DATA ROWS:
_ _ _ _ _

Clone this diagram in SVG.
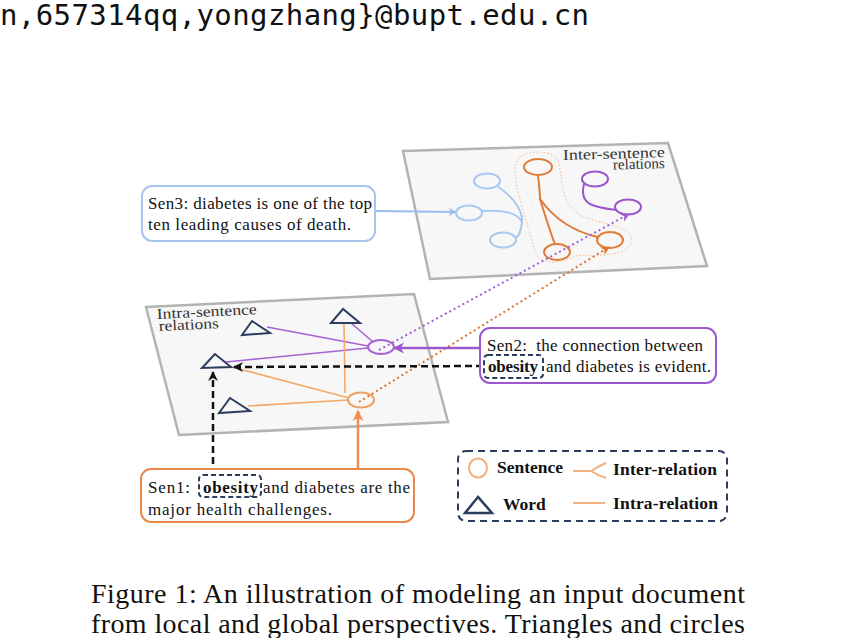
<svg xmlns="http://www.w3.org/2000/svg" width="861" height="638" viewBox="0 0 861 638">
<style>
.plane{fill:#f7f7f7;stroke:#b3b3b3;stroke-width:2.5}
.ptxt{font-family:"Liberation Serif",serif;font-size:15px;fill:#333}
.sen{font-family:"Liberation Serif",serif;font-size:17px;fill:#111}
.b{font-weight:bold}
.leg{font-family:"Liberation Serif",serif;font-size:17.5px;font-weight:bold;fill:#111}
.tri{fill:none;stroke:#2c3e5e;stroke-width:2;stroke-linejoin:miter}
.blue{fill:none;stroke:#a9c8f2;stroke-width:2}
.org{fill:none;stroke:#e07b39;stroke-width:2}
.pur{fill:none;stroke:#9b57cc;stroke-width:2}
.lorg{fill:none;stroke:#f5a868;stroke-width:1.6}
.lpur{fill:none;stroke:#a463d4;stroke-width:1.6}
.dash{fill:none;stroke:#111;stroke-width:2.5;stroke-dasharray:7 4}
.dotp{fill:none;stroke:#a05fd6;stroke-width:2;stroke-dasharray:2 3}
.doto{fill:none;stroke:#d9752f;stroke-width:2;stroke-dasharray:2 3}
.box{fill:#fff;stroke-width:2}
.kw{fill:none;stroke:#2c3e5e;stroke-width:2;stroke-dasharray:5 3}
</style>
<defs>
<marker id="ablue" viewBox="0 0 10 10" refX="9" refY="5" markerWidth="4" markerHeight="4" orient="auto" markerUnits="strokeWidth"><path d="M0,0 L10,5 L0,10 L3,5 z" fill="#9bbcf0"/></marker>
<marker id="apur" viewBox="0 0 10 10" refX="9" refY="5" markerWidth="4.5" markerHeight="4.5" orient="auto" markerUnits="strokeWidth"><path d="M0,0 L10,5 L0,10 L3,5 z" fill="#9b57cc"/></marker>
<marker id="aorg" viewBox="0 0 10 10" refX="9" refY="5" markerWidth="4.5" markerHeight="4.5" orient="auto" markerUnits="strokeWidth"><path d="M0,0 L10,5 L0,10 L3,5 z" fill="#ef8f4c"/></marker>
<marker id="ablk" viewBox="0 0 10 10" refX="9" refY="5" markerWidth="4" markerHeight="4" orient="auto" markerUnits="strokeWidth"><path d="M0,0 L10,5 L0,10 L3,5 z" fill="#111"/></marker>
<marker id="adp" viewBox="0 0 10 10" refX="9" refY="5" markerWidth="4.5" markerHeight="4.5" orient="auto" markerUnits="strokeWidth"><path d="M0,0 L10,5 L0,10 L3,5 z" fill="#a05fd6"/></marker>
<marker id="ado" viewBox="0 0 10 10" refX="9" refY="5" markerWidth="4.5" markerHeight="4.5" orient="auto" markerUnits="strokeWidth"><path d="M0,0 L10,5 L0,10 L3,5 z" fill="#d9752f"/></marker>
</defs>

<text x="0" y="25" font-family="DejaVu Sans Mono,monospace" font-size="29" fill="#111" textLength="589">n,657314qq,yongzhang}@bupt.edu.cn</text>

<!-- upper plane -->
<g id="inter-plane">
<polygon class="plane" points="403,151 668,143 707,266 430,279"/>
<text class="ptxt" transform="rotate(-1.7 665 157)" x="665" y="157" text-anchor="end" textLength="102" lengthAdjust="spacingAndGlyphs">Inter-sentence</text>
<text class="ptxt" transform="rotate(-1.7 665 168)" x="665" y="168" text-anchor="end" textLength="52" lengthAdjust="spacingAndGlyphs">relations</text>
<path d="M520,157 C528,150 552,150 558,160 C564,185 560,202 580,215 C600,225 630,224 632,240 C633,255 595,257 578,255 C566,262 545,266 537,256 C530,238 524,212 518,192 C514,176 514,163 520,157 Z" fill="none" stroke="#f2a878" stroke-width="1" stroke-dasharray="1.5 2" opacity="0.8"/>
<circle cx="495" cy="212" r="38" fill="none" stroke="#ececec" stroke-width="1" stroke-dasharray="1.5 2"/>
</g>
<g id="s3-blue">
<ellipse class="blue" cx="487" cy="181" rx="13" ry="7.5"/>
<ellipse class="blue" cx="469" cy="213" rx="13" ry="7.5"/>
<ellipse class="blue" cx="503" cy="240" rx="13" ry="7.5"/>
<path class="blue" d="M497,186 C515,198 523,212 522,222 C521,230 520,235 516,238"/>
<path class="blue" d="M482,211 C500,210 518,212 522,222"/>
</g>
<g id="s1-orange">
<ellipse class="org" cx="538" cy="167" rx="14" ry="8"/>
<ellipse class="org" cx="557" cy="252" rx="13" ry="8"/>
<ellipse class="org" cx="610" cy="240" rx="13" ry="8"/>
<path class="org" d="M538,175 C539,185 540,192 540,199 C545,215 550,232 555,244"/>
<path class="org" d="M540,199 C555,220 575,232 598,237"/>
</g>
<g id="s2-purple">
<ellipse class="pur" cx="595" cy="179" rx="13" ry="7.5"/>
<ellipse class="pur" cx="628" cy="207" rx="13" ry="7.5"/>
<path class="pur" d="M584,184 C582,192 583,200 590,204 C598,208 608,209 616,210"/>
</g>

<!-- lower plane -->
<g id="intra-plane">
<polygon class="plane" points="146,307 414,294 448,422 179,435"/>
<text class="ptxt" transform="rotate(-2.8 157 319)" x="157" y="319" textLength="100" lengthAdjust="spacingAndGlyphs">Intra-sentence</text>
<text class="ptxt" transform="rotate(-2.8 159 331)" x="159" y="331" textLength="60" lengthAdjust="spacingAndGlyphs">relations</text>
</g>
<g id="intra-edges">
<line class="lpur" x1="267" y1="327" x2="368" y2="346"/>
<line class="lpur" x1="351" y1="323" x2="373" y2="342"/>
<line class="lpur" x1="226" y1="362" x2="368" y2="348"/>
<line class="lorg" x1="228" y1="366" x2="349" y2="398"/>
<line class="lorg" x1="248" y1="406" x2="348" y2="400"/>
<line class="lorg" x1="344" y1="323" x2="345" y2="393"/>
</g>
<g id="w1"><polygon class="tri" points="252,321 242,335 270,333"/></g>
<g id="w2"><polygon class="tri" points="343,309 331,323 360,323"/></g>
<g id="w3"><polygon class="tri" points="215,354 202,368 231,367"/></g>
<g id="w4"><polygon class="tri" points="230,398 219,413 250,411"/></g>
<g id="sen2-node"><ellipse cx="381" cy="347" rx="13" ry="7" fill="none" stroke="#a463d4" stroke-width="2"/></g>
<g id="sen1-node"><ellipse cx="361" cy="400" rx="13" ry="7.5" fill="none" stroke="#f0a060" stroke-width="2"/></g>

<!-- connectors -->
<g id="connectors">
<line x1="376" y1="211" x2="456" y2="212" stroke="#9bbcf0" stroke-width="2" marker-end="url(#ablue)"/>
<line class="dotp" x1="379" y1="350" x2="629" y2="214" marker-end="url(#adp)"/>
<line class="doto" x1="359" y1="402" x2="609" y2="247" marker-end="url(#ado)"/>
<line x1="480" y1="348" x2="394" y2="348" stroke="#9b57cc" stroke-width="2.5" marker-end="url(#apur)"/>
<line class="dash" x1="483" y1="366" x2="234" y2="367" marker-end="url(#ablk)"/>
<line class="dash" x1="213" y1="475" x2="213" y2="372" marker-end="url(#ablk)"/>
<line x1="358" y1="469" x2="358" y2="411" stroke="#ef8f4c" stroke-width="2.5" marker-end="url(#aorg)"/>
</g>

<!-- sentence boxes -->
<g id="sen3">
<rect class="box" x="142" y="186" width="233" height="55" rx="10" stroke="#a9c4ec"/>
<text class="sen" x="148" y="209" textLength="224">Sen3: diabetes is one of the top</text>
<text class="sen" x="148" y="230" textLength="203">ten leading causes of death.</text>
</g>
<g id="sen2">
<rect class="box" x="480" y="328" width="236" height="55" rx="10" stroke="#9b57cc"/>
<text class="sen" x="487" y="351" xml:space="preserve" textLength="216">Sen2:  the connection between</text>
<rect class="kw" x="484" y="355" width="59" height="23" rx="4"/>
<text class="sen b" x="488" y="372" textLength="50">obesity</text>
<text class="sen" x="546" y="372" textLength="165">and diabetes is evident.</text>
</g>
<g id="sen1">
<rect class="box" x="141" y="469" width="273" height="53" rx="10" stroke="#e8894a"/>
<text class="sen" x="148" y="493" textLength="42">Sen1:</text>
<rect class="kw" x="199" y="475" width="62" height="22" rx="4"/>
<text class="sen b" x="203" y="493" textLength="55">obesity</text>
<text class="sen" x="263" y="493" textLength="147">and diabetes are the</text>
<text class="sen" x="148" y="515" textLength="184">major health challenges.</text>
</g>

<!-- legend -->
<g id="legend">
<rect x="458" y="451" width="269" height="70" rx="8" fill="#fff" stroke="#2c3e5e" stroke-width="2" stroke-dasharray="7 5"/>
<ellipse cx="478" cy="468" rx="9" ry="9.5" fill="none" stroke="#f0b080" stroke-width="2"/>
<text class="leg" x="497" y="473">Sentence</text>
<path d="M573,471 L592,471 M606,463 Q597,467 591,471 Q597,475 606,478" fill="none" stroke="#f0b080" stroke-width="2"/>
<text class="leg" x="613" y="475" textLength="104">Inter-relation</text>
<polygon points="478,497 465,513 492,513" fill="none" stroke="#2c3e5e" stroke-width="2.5"/>
<text class="leg" x="503" y="510">Word</text>
<line x1="573" y1="503" x2="605" y2="503" stroke="#f0b080" stroke-width="2"/>
<text class="leg" x="613" y="509" textLength="105">Intra-relation</text>
</g>

<text x="91" y="603" font-family="Liberation Serif,serif" font-size="28" fill="#111" textLength="654">Figure 1: An illustration of modeling an input document</text>
<text x="91" y="633" font-family="Liberation Serif,serif" font-size="28" fill="#111" textLength="654">from local and global perspectives. Triangles and circles</text>
</svg>
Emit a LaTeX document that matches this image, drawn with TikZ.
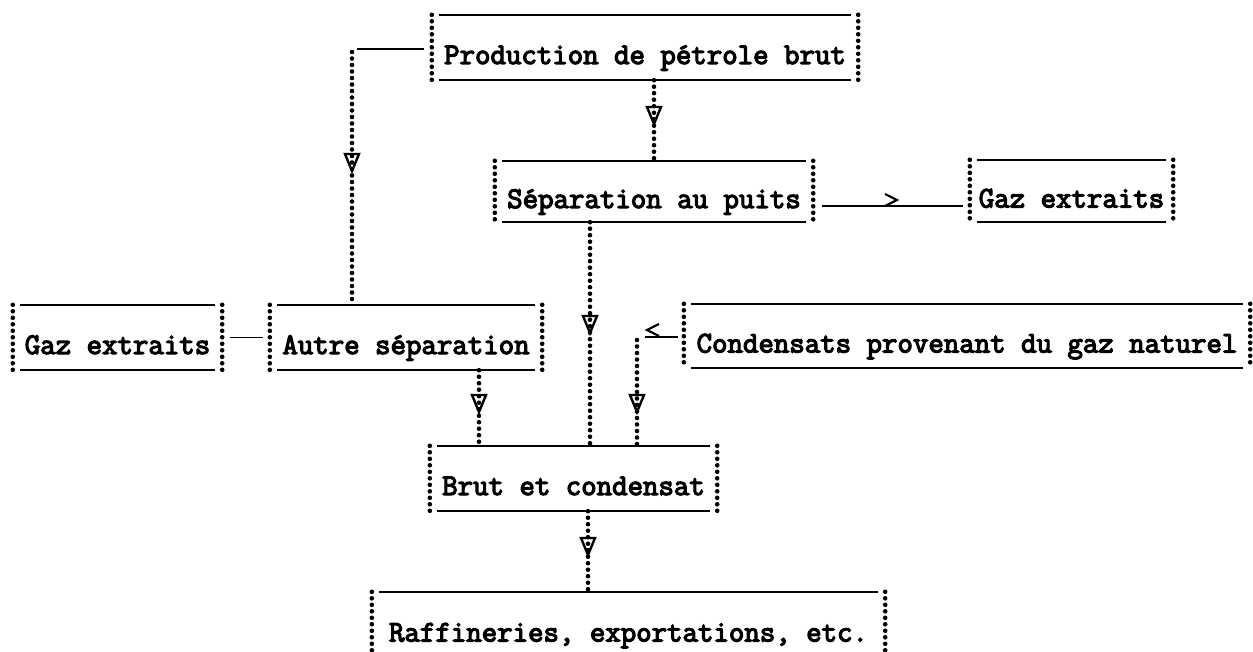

_ _ _ _ _

The required answer is a single number: the count of lines in the entries that hold the string "this".

TASK RESULT: 2